Worse, was the climate created added to social media disinformation must have been a key factor in the riots following the Southport murders. But any kind of recognition of this by the media players is for the birds. As Mic Wright puts it in the Byline Times, ‘The Daily Mail’s front page is where irony goes to die’. Suddenly, he goes on ‘years of headlines stoking fear about and hatred towards immigrants the terrifying ‘other’ has been swept from its collective memory’.
Elon Musk has attracted a high degree of opprobrium but the groundwork, the relentless articles and headlines over many years demonising immigrants by the tabloids is not something which gets much of an airing not least by themselves. No turning the spotlight on their own actions.
More importantly, politicians do not dare to call them out either. Such is their (the media’s) power to monster anyone who stands up to them or who calls out their activities means, in effect, politicians have to tread very carefully indeed. It is not an exaggeration to say there is a climate of fear.
In our Democracy Café debates, we often lament the media both the nationals, the Salisbury Journal and TV. The tabloids are frequently mentioned but the Daily Telegraph – a once fine paper – comes in for comment as well. Entire stories – the Paradise Papers for example – are missing from its pages. Highly selective reporting and naked bias where factual reporting is needed has become routine. The result of this activity is a less than well informed populace. This matters in terms of how choices are made and hence voting and the working of our democracy.

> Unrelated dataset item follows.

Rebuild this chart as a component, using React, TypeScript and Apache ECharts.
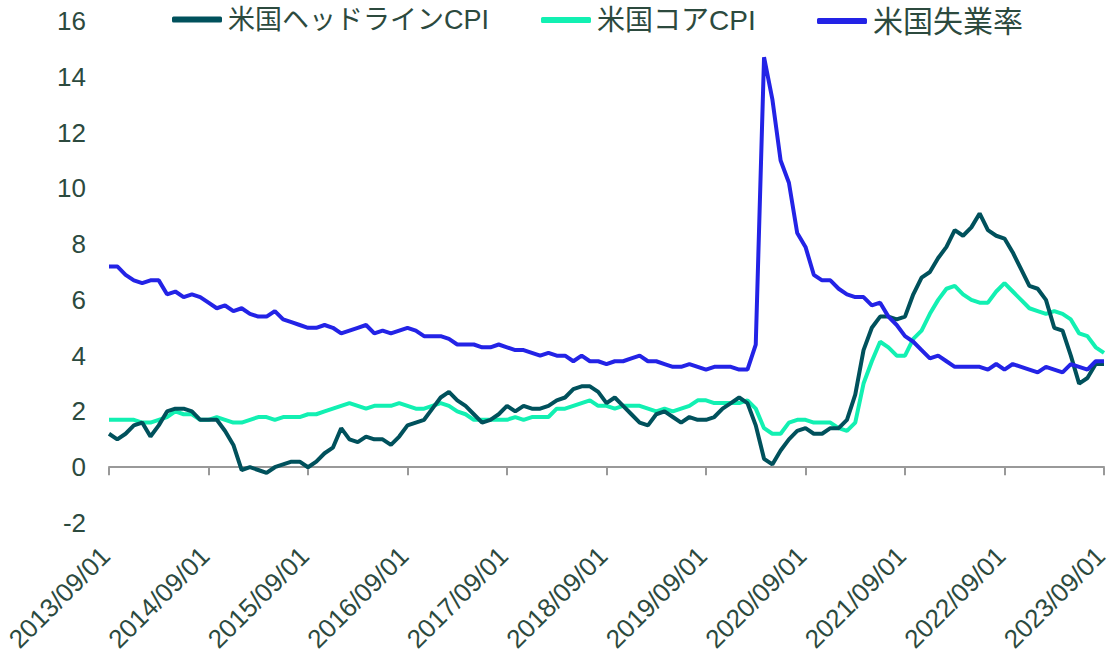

We need to rethink our attitudes to the media and although social media is in the spotlight at the moment, the role of print media and their online versions, in creating a climate distrust and enmity towards foreigners of all kinds is a significant factor in shaping the political climate. Politicians have become their creatures: Tony Blair rushing half way round the world to cosy up to Murdoch, Sir Keir Starmer doing a deal with him to shelve the second stage of Leveson and David Cameron and George Osborne doing their best to make life difficult for the BBC, are all examples of media barons calling the shots.
Perhaps we need to think more about our freedom from the press not just their refrain of freedom of the press.